* Start Material for the task *

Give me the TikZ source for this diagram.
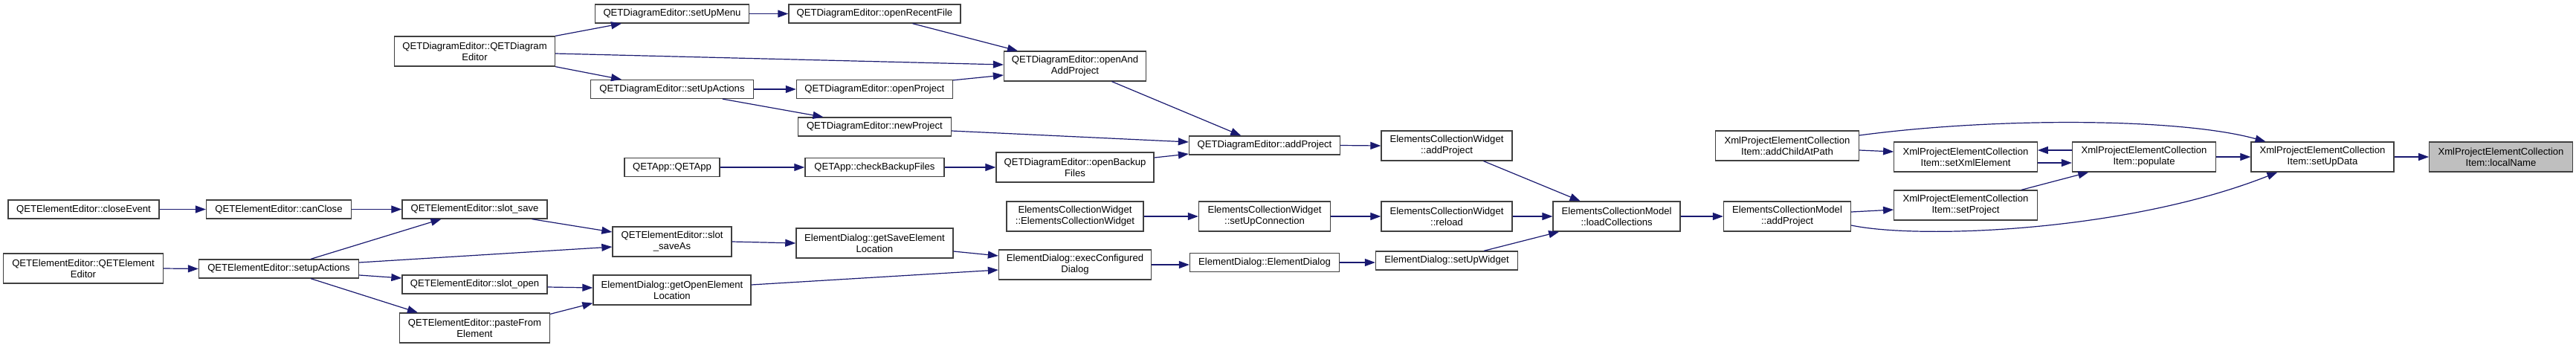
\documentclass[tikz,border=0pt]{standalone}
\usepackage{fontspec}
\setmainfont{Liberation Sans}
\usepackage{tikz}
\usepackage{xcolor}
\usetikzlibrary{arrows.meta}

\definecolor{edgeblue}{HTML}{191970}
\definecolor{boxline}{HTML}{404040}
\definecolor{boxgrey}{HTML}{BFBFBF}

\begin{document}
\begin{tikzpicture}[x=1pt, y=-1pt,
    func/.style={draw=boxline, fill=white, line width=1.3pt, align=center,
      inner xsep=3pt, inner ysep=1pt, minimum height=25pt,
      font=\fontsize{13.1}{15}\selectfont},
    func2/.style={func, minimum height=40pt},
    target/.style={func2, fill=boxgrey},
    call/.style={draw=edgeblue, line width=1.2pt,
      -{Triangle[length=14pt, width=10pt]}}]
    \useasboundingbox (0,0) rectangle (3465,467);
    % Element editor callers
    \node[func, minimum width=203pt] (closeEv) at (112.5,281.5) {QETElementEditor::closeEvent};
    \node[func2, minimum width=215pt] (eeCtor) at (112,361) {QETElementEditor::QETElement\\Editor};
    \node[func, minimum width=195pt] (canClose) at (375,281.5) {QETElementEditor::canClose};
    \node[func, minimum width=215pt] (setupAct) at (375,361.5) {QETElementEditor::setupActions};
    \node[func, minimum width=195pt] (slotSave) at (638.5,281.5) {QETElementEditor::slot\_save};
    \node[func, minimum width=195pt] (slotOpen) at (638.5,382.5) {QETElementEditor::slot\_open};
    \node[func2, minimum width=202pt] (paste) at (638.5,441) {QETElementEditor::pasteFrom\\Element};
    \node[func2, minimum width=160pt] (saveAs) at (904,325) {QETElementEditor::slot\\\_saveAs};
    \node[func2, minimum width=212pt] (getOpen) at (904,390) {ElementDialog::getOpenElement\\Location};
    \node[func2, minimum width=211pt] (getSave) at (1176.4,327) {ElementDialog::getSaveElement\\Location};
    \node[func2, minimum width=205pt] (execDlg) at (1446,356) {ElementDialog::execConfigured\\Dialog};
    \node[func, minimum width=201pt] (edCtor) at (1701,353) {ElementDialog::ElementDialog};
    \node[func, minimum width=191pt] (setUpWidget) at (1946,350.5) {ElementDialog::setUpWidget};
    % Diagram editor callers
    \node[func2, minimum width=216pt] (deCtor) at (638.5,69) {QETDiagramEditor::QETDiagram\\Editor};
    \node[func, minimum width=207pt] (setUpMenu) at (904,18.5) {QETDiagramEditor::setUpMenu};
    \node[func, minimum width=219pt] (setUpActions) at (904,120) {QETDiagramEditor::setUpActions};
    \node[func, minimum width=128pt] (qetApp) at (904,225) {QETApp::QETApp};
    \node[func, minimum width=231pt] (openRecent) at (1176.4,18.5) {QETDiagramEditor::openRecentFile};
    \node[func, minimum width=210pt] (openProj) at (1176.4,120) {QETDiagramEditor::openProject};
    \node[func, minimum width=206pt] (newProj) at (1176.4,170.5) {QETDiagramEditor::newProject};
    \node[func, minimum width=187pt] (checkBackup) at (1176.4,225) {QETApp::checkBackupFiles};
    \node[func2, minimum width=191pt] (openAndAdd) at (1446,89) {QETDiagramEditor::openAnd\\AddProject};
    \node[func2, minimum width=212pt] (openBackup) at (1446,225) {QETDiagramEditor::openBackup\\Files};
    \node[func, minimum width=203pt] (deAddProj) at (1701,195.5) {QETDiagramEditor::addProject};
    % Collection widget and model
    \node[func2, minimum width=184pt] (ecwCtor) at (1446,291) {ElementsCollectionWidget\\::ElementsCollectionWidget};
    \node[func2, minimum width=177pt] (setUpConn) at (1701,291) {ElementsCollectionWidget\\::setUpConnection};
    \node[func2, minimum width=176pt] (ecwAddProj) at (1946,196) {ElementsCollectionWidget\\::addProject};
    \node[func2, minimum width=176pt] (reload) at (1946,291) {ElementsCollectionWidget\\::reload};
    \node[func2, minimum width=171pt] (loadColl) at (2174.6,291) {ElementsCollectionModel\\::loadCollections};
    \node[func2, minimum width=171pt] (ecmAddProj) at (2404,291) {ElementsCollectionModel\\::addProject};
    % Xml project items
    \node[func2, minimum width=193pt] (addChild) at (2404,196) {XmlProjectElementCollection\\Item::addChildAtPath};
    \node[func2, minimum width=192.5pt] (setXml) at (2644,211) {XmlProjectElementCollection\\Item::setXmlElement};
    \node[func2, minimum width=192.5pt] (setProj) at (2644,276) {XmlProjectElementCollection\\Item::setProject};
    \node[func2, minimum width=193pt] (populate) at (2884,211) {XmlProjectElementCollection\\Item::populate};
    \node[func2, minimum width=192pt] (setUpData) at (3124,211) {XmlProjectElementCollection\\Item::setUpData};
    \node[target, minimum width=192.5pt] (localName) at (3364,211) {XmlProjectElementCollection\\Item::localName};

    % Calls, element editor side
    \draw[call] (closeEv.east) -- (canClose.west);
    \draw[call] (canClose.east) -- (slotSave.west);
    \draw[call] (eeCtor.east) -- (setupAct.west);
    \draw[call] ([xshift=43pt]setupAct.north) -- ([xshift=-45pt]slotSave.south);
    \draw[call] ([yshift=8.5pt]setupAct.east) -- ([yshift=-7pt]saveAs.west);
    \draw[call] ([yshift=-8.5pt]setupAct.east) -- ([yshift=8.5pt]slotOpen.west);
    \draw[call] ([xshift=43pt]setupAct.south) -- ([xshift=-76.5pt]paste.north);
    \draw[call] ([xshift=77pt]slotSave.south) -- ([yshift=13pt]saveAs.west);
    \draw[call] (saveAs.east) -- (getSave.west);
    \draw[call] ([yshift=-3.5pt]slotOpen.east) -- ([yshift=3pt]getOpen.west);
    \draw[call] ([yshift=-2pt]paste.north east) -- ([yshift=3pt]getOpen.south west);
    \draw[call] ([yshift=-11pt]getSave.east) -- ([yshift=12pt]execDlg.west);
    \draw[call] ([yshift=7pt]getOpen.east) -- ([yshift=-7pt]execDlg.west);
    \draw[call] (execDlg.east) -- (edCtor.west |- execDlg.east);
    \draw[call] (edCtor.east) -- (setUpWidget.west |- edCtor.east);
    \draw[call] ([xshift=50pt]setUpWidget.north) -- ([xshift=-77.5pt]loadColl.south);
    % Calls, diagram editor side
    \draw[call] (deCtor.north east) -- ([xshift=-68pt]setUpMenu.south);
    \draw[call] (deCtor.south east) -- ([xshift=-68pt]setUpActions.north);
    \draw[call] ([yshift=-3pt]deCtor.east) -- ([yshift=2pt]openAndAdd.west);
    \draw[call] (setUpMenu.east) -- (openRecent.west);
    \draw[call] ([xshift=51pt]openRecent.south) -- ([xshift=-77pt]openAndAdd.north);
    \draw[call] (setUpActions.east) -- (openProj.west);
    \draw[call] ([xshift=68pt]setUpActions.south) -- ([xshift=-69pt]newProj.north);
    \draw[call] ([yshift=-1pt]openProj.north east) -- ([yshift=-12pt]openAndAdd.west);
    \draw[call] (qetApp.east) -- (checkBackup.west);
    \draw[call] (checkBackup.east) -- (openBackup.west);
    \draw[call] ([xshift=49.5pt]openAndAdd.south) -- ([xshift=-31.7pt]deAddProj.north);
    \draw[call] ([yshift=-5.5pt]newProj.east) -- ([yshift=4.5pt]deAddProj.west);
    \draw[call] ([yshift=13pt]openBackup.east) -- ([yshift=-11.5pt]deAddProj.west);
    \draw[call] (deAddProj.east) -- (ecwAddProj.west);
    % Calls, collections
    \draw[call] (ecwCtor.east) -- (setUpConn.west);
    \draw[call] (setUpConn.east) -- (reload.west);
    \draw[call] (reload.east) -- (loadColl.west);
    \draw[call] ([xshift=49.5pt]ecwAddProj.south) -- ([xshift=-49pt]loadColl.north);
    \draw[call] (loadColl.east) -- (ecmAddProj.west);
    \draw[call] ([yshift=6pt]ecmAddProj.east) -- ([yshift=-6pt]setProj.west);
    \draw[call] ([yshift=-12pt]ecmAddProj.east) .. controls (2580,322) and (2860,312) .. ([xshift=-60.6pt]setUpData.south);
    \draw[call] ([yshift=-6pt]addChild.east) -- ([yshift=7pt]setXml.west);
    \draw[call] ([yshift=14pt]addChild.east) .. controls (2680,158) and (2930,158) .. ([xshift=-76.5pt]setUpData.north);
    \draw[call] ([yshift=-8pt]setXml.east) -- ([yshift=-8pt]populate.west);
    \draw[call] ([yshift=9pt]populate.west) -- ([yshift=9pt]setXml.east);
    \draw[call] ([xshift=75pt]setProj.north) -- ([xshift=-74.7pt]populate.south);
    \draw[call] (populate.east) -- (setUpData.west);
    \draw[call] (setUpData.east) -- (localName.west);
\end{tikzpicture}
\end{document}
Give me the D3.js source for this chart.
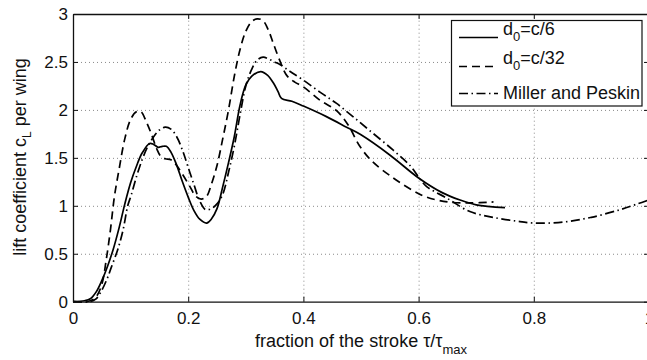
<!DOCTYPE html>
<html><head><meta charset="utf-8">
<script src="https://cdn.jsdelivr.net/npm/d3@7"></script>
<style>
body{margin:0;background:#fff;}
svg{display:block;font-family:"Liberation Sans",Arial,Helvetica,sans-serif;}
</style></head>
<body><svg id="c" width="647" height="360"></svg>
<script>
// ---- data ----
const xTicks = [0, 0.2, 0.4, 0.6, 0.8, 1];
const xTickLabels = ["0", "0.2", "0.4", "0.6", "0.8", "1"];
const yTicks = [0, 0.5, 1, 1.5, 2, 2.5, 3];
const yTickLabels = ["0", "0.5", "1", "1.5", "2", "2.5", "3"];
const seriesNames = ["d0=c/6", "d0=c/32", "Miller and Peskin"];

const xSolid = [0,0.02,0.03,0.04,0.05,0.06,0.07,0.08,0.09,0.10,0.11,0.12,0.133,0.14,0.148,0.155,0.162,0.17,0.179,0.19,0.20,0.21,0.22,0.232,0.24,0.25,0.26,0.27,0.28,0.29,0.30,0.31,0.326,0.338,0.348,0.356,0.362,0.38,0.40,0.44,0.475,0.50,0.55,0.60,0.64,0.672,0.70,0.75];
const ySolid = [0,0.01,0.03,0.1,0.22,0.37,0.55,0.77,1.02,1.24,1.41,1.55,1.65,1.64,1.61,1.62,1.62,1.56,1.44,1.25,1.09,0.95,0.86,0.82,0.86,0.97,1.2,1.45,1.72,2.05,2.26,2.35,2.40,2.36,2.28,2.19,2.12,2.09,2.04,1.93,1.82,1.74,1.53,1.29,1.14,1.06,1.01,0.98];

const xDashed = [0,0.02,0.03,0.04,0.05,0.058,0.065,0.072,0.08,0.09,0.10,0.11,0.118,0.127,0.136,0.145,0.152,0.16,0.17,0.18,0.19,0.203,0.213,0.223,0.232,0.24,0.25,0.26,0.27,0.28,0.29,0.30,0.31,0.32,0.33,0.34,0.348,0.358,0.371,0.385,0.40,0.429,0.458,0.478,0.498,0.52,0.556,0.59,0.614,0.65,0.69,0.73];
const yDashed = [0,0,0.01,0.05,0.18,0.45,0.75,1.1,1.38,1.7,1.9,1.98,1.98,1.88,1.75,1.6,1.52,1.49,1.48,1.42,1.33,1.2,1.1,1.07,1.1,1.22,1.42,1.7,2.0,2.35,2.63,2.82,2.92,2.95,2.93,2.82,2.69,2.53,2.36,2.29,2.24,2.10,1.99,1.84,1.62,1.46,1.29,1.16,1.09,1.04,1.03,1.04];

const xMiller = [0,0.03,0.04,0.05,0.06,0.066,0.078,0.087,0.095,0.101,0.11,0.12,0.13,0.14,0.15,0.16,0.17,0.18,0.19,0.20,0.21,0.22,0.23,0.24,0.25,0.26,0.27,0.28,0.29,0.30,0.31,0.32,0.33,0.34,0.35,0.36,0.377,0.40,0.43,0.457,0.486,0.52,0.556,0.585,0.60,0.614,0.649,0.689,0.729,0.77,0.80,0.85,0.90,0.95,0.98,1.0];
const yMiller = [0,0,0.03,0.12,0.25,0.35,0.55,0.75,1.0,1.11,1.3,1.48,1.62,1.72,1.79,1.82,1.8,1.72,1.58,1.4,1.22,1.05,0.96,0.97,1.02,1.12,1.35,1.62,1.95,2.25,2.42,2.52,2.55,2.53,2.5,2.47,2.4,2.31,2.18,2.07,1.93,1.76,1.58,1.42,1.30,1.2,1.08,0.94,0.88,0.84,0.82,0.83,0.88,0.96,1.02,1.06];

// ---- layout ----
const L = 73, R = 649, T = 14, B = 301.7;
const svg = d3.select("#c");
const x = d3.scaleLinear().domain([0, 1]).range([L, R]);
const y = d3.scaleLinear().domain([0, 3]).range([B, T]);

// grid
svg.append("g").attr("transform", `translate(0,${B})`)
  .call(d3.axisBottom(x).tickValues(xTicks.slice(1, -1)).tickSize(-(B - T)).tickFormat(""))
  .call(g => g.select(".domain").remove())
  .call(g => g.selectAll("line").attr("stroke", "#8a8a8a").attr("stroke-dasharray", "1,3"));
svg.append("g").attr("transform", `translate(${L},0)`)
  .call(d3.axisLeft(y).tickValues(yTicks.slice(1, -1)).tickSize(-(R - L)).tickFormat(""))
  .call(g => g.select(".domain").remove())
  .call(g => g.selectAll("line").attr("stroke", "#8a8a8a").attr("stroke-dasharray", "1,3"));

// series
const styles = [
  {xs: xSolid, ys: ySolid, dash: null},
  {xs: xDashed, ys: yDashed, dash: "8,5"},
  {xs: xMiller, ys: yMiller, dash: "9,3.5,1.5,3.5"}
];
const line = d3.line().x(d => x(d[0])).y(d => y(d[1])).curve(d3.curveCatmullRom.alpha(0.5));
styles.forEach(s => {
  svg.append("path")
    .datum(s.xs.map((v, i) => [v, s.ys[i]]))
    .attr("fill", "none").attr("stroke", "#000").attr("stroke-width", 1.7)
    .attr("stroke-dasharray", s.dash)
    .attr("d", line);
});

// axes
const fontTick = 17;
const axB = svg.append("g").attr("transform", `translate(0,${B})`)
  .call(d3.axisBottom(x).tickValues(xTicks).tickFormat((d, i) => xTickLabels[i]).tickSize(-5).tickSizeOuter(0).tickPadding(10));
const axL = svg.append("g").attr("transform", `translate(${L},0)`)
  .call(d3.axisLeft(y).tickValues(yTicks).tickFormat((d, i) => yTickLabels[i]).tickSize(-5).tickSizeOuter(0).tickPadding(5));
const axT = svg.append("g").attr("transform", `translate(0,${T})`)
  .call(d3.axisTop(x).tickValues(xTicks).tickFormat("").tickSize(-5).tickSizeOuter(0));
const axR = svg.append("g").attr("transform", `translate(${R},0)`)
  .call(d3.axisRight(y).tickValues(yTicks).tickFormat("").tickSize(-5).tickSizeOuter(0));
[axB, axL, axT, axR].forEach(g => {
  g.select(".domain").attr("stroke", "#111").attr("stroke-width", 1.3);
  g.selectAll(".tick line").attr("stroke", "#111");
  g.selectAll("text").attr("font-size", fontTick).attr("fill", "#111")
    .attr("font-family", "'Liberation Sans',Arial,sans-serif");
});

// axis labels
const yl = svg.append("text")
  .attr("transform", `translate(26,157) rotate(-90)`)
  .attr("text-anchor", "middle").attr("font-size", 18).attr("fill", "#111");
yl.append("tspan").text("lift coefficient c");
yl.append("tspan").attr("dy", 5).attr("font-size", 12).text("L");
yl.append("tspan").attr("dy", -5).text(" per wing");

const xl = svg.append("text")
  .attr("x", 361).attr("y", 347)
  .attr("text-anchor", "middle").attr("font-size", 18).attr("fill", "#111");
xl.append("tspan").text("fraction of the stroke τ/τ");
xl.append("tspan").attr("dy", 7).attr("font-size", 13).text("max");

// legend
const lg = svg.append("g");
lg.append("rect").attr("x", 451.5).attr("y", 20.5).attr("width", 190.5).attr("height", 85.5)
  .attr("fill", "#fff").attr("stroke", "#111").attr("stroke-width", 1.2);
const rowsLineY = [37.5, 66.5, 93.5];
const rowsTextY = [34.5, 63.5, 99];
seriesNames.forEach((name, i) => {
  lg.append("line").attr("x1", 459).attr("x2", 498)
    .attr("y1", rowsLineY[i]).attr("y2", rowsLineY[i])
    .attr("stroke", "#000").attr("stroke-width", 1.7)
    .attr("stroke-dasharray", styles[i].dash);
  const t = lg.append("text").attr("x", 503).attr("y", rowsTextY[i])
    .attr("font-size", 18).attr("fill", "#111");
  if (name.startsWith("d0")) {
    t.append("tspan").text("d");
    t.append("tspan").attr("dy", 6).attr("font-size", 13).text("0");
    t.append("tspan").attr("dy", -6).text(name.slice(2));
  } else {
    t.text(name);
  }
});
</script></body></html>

* End Material for the task *

Exercise:
List every line from the entries above in which "source" appears.

Result of this task:
Give me the TikZ source for this diagram.
Give me the D3.js source for this chart.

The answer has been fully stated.